Many companies offer their employees the benefit of a 401(k) plan. And funding one of these accounts can be crucial if your goal is to live comfortably in retirement.
But at some point, your company might decide to close down, whether because the owners want to retire or because it’s no longer cost-effective to keep the business open. In that case, you’ll clearly be out of a job. But what about your 401(k)?
Your money isn’t lost
Once your company goes out of business, the money you have in your 401(k) will stay where it is until your employer’s retirement plan is terminated — which is likely to happen shortly after the official closing date of your company. But that doesn’t mean you have to worry about losing out on your 401(k) balance.
The money you contributed to your 401(k) plan is yours for retirement. So if your old 401(k) plan is being terminated following your company’s closure, you’ll have the option to find a new home for it.
In some cases, you may decide to roll that 401(k) into an IRA at the same institution. For example, let’s say your 401(k) is being held at JPMorgan Chase. You may decide to just open an IRA there that you manage yourself. Or, you can open an IRA at a different bank and roll the money into that account. The choice is yours.

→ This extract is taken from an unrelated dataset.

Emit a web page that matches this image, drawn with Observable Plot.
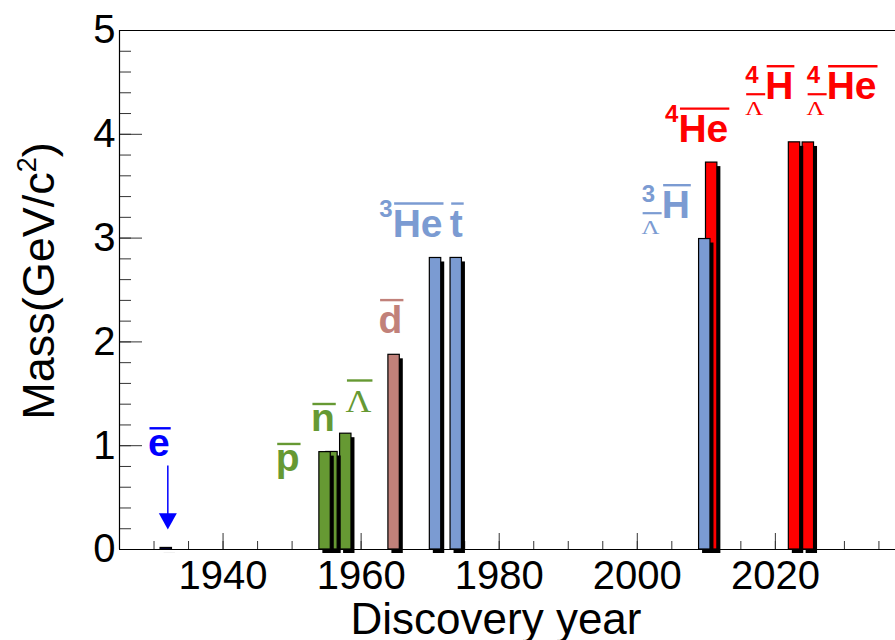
<!DOCTYPE html>
<html>
<head>
<meta charset="utf-8">
<script src="https://cdn.jsdelivr.net/npm/d3@7"></script>
<script src="https://cdn.jsdelivr.net/npm/@observablehq/plot@0.6"></script>
<style>
  html, body { margin: 0; padding: 0; background: #fff; overflow: hidden; }
  #chart svg { display: block; }
</style>
</head>
<body>
<div id="chart"></div>
<script>
// Antiparticles and antinuclei: year of discovery and mass in GeV/c^2
const particles = ["e", "p", "n", "Lambda", "d", "He3", "t", "H3L", "He4", "H4L", "He4L"];
const years     = [1932, 1955, 1956, 1958, 1965, 1971, 1974, 2010, 2011, 2023, 2025];
const masses    = [0.000511, 0.938, 0.9396, 1.1157, 1.8756, 2.8084, 2.8089, 2.991, 3.7274, 3.9226, 3.9215];
const families  = ["lepton", "baryon", "baryon", "baryon", "deuteron", "A3", "A3", "A3", "A4", "A4", "A4"];

const xTickValues = [1940, 1960, 1980, 2000, 2020];
const yTickValues = [0, 1, 2, 3, 4, 5];

// Particle labels: text, prescripts, colour family and anchor (year, mass at baseline)
const labelNames  = ["e", "p", "n", "Λ", "d", "He", "t", "H", "He", "H", "He"];
const labelSup    = [null, null, null, null, null, "3", null, "3", "4", "4", "4"];
const labelSub    = [null, null, null, null, null, null, null, "Λ", null, "Λ", "Λ"];
const labelFamily = ["lepton", "baryon", "baryon", "baryon", "deuteron", "A3", "A3", "A3", "A4", "A4", "A4"];
const labelYear   = [1929.2, 1947.7, 1952.8, 1957.8, 1962.6, 1962.7, 1972.9, 2000.7, 2004.1, 2015.7, 2024.6];
const labelMass   = [0.898, 0.747, 1.132, 1.319, 2.080, 3.010, 3.010, 3.187, 3.925, 4.333, 4.333];

// Arrow pointing at the (almost massless) positron bar
const arrowYear = 1932, arrowFrom = 0.805, arrowTip = 0.193;

const barColor   = {lepton: "#00007f", baryon: "#669933", deuteron: "#c1817a", A3: "#7b9bd2", A4: "#ff0000"};
const labelColor = {lepton: "#0000ff", baryon: "#669933", deuteron: "#c1817a", A3: "#7b9bd2", A4: "#ff0000"};

const SANS = "'Liberation Sans', Arial, Helvetica, sans-serif";
const SERIF = "'Liberation Serif', 'Times New Roman', serif";

const W = 895, H = 640;
const M = {top: 30, right: 0, bottom: 91, left: 119};
const frameW = W - M.left - M.right, frameH = H - M.top - M.bottom;
const BAR_LEFT = 1.05, BAR_RIGHT = 0.6;   // bar extent around the year

const rows = particles.map((p, i) => ({p, year: years[i], mass: masses[i], family: families[i]}));
// later discoveries are drawn first so earlier bars overlap them
const drawOrder = rows.slice().sort((a, b) => b.year - a.year);

const barMarks = drawOrder.flatMap(d => [
  Plot.rect([d], {x1: r => r.year - BAR_LEFT, x2: r => r.year + BAR_RIGHT, y1: 0, y2: "mass",
                  fill: "black", dx: 3.5, dy: 4}),
  Plot.rect([d], {x1: r => r.year - BAR_LEFT, x2: r => r.year + BAR_RIGHT, y1: 0, y2: "mass",
                  fill: barColor[d.family], stroke: "black", strokeWidth: 1.2,
                  insetTop: d.mass < 0.01 ? -1.5 : 0})
]);

const xMinor = d3.range(1925, 2038, 5);
const yMinor = d3.range(0, 5.001, 0.2);

const downTriangle = {
  draw(ctx) { ctx.moveTo(0, 0); ctx.lineTo(-9, -16.3); ctx.lineTo(9, -16.3); ctx.closePath(); }
};

const plot = Plot.plot({
  width: W, height: H,
  marginTop: M.top, marginRight: M.right, marginBottom: M.bottom, marginLeft: M.left,
  style: {fontFamily: SANS, fontSize: "40px", background: "white", color: "black"},
  x: {domain: [1925, 2037.4], label: null},
  y: {domain: [0, 5], label: null},
  marks: [
    // minor and major ticks, pointing into the frame
    Plot.ruleX(xMinor, {insetTop: frameH - 8, stroke: "#333", strokeWidth: 1}),
    Plot.ruleX(xTickValues, {insetTop: frameH - 16, stroke: "#333", strokeWidth: 1}),
    Plot.ruleY(yMinor, {insetRight: frameW - 12, stroke: "#333", strokeWidth: 1}),
    Plot.ruleY(yTickValues, {insetRight: frameW - 23, stroke: "#333", strokeWidth: 1}),
    ...barMarks,
    // frame lines
    Plot.ruleY([5], {stroke: "black", strokeWidth: 1.2}),
    Plot.ruleY([0], {stroke: "black", strokeWidth: 1.2}),
    Plot.ruleX([1925], {stroke: "black", strokeWidth: 1.2}),
    // positron arrow
    Plot.ruleX([arrowYear], {y1: arrowFrom, y2: arrowTip + 0.1, stroke: "#0000ff", strokeWidth: 1.5}),
    Plot.dot([arrowYear], {x: d => d, y: arrowTip, symbol: downTriangle, r: 5, fill: "#0000ff", stroke: "none"}),
    Plot.axisX({ticks: xTickValues, tickSize: 0, tickPadding: 11, tickFormat: d => String(d),
                fontSize: 40, anchor: "bottom", label: null}),
    Plot.axisY({ticks: yTickValues, tickSize: 0, tickPadding: 4, tickFormat: d => String(d),
                fontSize: 40, anchor: "left", label: null})
  ]
});

document.getElementById("chart").append(plot);

const xs = plot.scale("x"), ys = plot.scale("y");
const svg = d3.select(plot);

// axis titles
svg.append("text")
  .attr("x", 496).attr("y", 634)
  .attr("text-anchor", "middle").attr("font-family", SANS).attr("font-size", 44).attr("fill", "black")
  .text("Discovery year");

const yTitle = svg.append("text")
  .attr("transform", "translate(54,281) rotate(-90)")
  .attr("text-anchor", "middle").attr("font-family", SANS).attr("font-size", 45).attr("fill", "black");
yTitle.append("tspan").text("Mass(GeV/c");
yTitle.append("tspan").attr("font-size", 27).attr("dy", -18).text("2");
yTitle.append("tspan").attr("dy", 18).text(")");

// particle labels with overline bars and nuclear prescripts
const lg = svg.append("g").attr("font-family", SANS).attr("text-anchor", "start");
const tall = /[A-Zdtbhklf\u039b]/;
labelNames.forEach((name, i) => {
  const color = labelColor[labelFamily[i]];
  const x0 = xs.apply(labelYear[i]), y0 = ys.apply(labelMass[i]);
  const g = lg.append("g").attr("fill", color);
  let mainX = x0;
  if (labelSup[i]) {
    const sup = g.append("text")
      .attr("x", x0).attr("y", y0 - (labelSub[i] ? 16.5 : 20))
      .attr("font-size", 24).attr("font-weight", "bold").text(labelSup[i]);
    let w = sup.node().getComputedTextLength();
    if (labelSub[i]) {
      g.append("text")
        .attr("x", x0).attr("y", y0 + 15.5)
        .attr("font-family", SERIF).attr("font-size", 19)
        .attr("textLength", 18).attr("lengthAdjust", "spacingAndGlyphs")
        .text(labelSub[i]);
      g.append("line")
        .attr("x1", x0 + 1).attr("x2", x0 + 20).attr("y1", y0 - 5).attr("y2", y0 - 5)
        .attr("stroke", color).attr("stroke-width", 2.2);
      w = 20;
    }
    mainX = x0 + w;
  }
  const serif = name === "Λ";
  const main = g.append("text")
    .attr("x", mainX).attr("y", y0)
    .attr("font-family", serif ? SERIF : SANS)
    .attr("font-size", serif ? 31 : 39)
    .attr("font-weight", serif ? "normal" : "bold")
    .text(name);
  if (serif) main.attr("textLength", 26).attr("lengthAdjust", "spacingAndGlyphs");
  const mw = serif ? 26 : main.node().getComputedTextLength();
  const rise = serif ? 31.6 : (tall.test(name) ? 33 : 27.5);
  g.append("line")
    .attr("x1", mainX + 1.5).attr("x2", mainX + mw + 1)
    .attr("y1", y0 - rise).attr("y2", y0 - rise)
    .attr("stroke", color).attr("stroke-width", 2.4);
});
</script>
</body>
</html>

Another option may be to roll your old 401(k) into a new one if you’ve managed to secure a new job and know that you have access to your upcoming employer’s 401(k). This may be feasible if your employer gave you advanced notice of its closure and you were able to line up a new job fairly quickly.
Don’t leave your 401(k) where it is
In some cases, your 401(k) plan might remain open for quite some time after your company closes down. While you can technically opt to leave your 401(k) alone as long as your plan continues to be open, it’s generally not a great idea to do so.
Leaving an old 401(k) where it is could mean running the risk of forgetting about your money. Capitalize reports that the number of forgotten 401(k) plans has increased by more than 20% since May of 2021. And all told, there are more than 29 million forgotten 401(k) accounts just sitting out there waiting to be claimed.
So once you find out that your company is closing, it pays to ask your benefits department when your 401(k) plan will be terminated. And if your company is already closed and you’re already out of a job, contact your 401(k) plan administrator to find out what options you have for your money.
You may not want to wait until you find a new job to move your money out of your old 401(k). In that case, you can always open an IRA and roll the money into that account.